The rooms are large, clean, and exactly what you'd expect from a Marriott that knows it's in the tropics. Ceiling fans supplement the air conditioning. The bed is firm in that international-hotel way that offends nobody. There's a balcony or deck depending on your room category, and if you're in one of the overwater bures, you get a glass floor panel that lets you watch fish while you're brushing your teeth. I spent an unreasonable amount of time staring through it. The fish don't care about you at all, which is oddly calming.

What you hear in the morning depends on where you are. Garden rooms get birdsong and that rooster — he's real, he's punctual, and he belongs to nobody. Overwater rooms get the soft slap of water against pylons and, if the wind is right, faint music from the pool bar's sound system being tested before opening. The shower pressure is good. The Wi-Fi works in the room but gets patchy near the pool, which is either a flaw or a feature depending on how badly you need to check your email.

The resort runs a steady rotation of activities — kayaking, paddleboarding, a kids' club that seems genuinely popular rather than just tolerated. There's a cultural experience station where a Fijian man named Seru demonstrates kava preparation with the patience of someone who has explained this four thousand times and still means it. The kava tastes like muddy pepper water, and you drink it anyway, because saying no would be rude and saying yes makes you part of something. Your lips go a little numb. That's normal.

The lagoon doesn't care about your itinerary. It just sits there, turning pink at six o'clock, daring you to do nothing.

Food on-site is decent but not revelatory. Goji Kitchen + Bar handles breakfast and dinner with a buffet that leans Pan-Asian, and the fish is always the best thing on it — grilled mahi-mahi one night, kokoda the next. Kokoda is Fiji's version of ceviche, raw fish marinated in citrus and coconut cream, and the version here is solid if slightly tamer than what you'd get at Nadi Market. For something more casual, Fish Bar near the pool does burgers and wood-fired pizza, and the pizza is better than it has any right to be at a resort pool bar.

The honest thing: Momi Bay is isolated. There's no village to walk to, no street food stall around the corner, no local bar where you can sit with a Fiji Gold and watch a rugby match. The resort is the world for the duration of your stay, and if that idea makes you restless, this isn't your place. If it doesn't — if you came to Fiji to slow down until your brain stops buzzing — the isolation is the point.
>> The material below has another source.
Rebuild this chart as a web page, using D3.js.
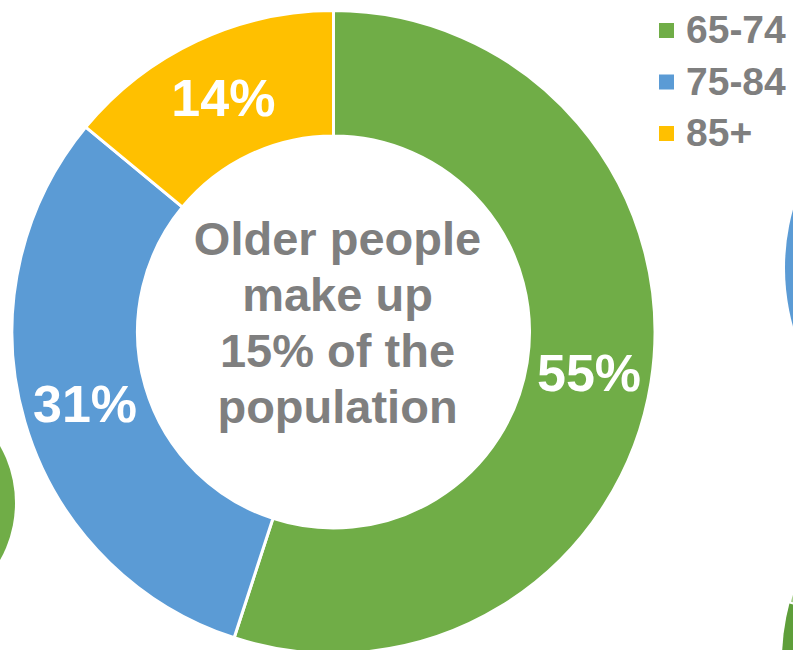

The nearest town of any size is Sigatoka, about thirty minutes east, where the produce market is worth the taxi fare just for the pile of cassava and the women selling bundles of duruka, a local vegetable that looks like a pale asparagus and tastes like nothing else.

Walking out the gate

On the morning you leave, the light is different. Or maybe you're different. The sugarcane fields on the drive back look greener than they did coming in, and you notice a hand-painted sign for a roadside stall selling pawpaw and drinking coconuts that you definitely missed the first time. The taxi driver — a different one, quieter — takes the curves slowly. The bay disappears behind the hills. By the time you hit the Queens Highway heading back toward Nadi, you've already started forgetting the room number but not the way the water looked at sunset, not the rooster, not the numb feeling in your lips after the kava.

Rooms at Fiji Marriott Momi Bay start around $226 a night for a garden-view bure, climbing to $544 or more for the overwater options. What that buys you isn't luxury in the champagne-and-marble sense — it's a lagoon, a slow clock, and a rooster who answers to nobody.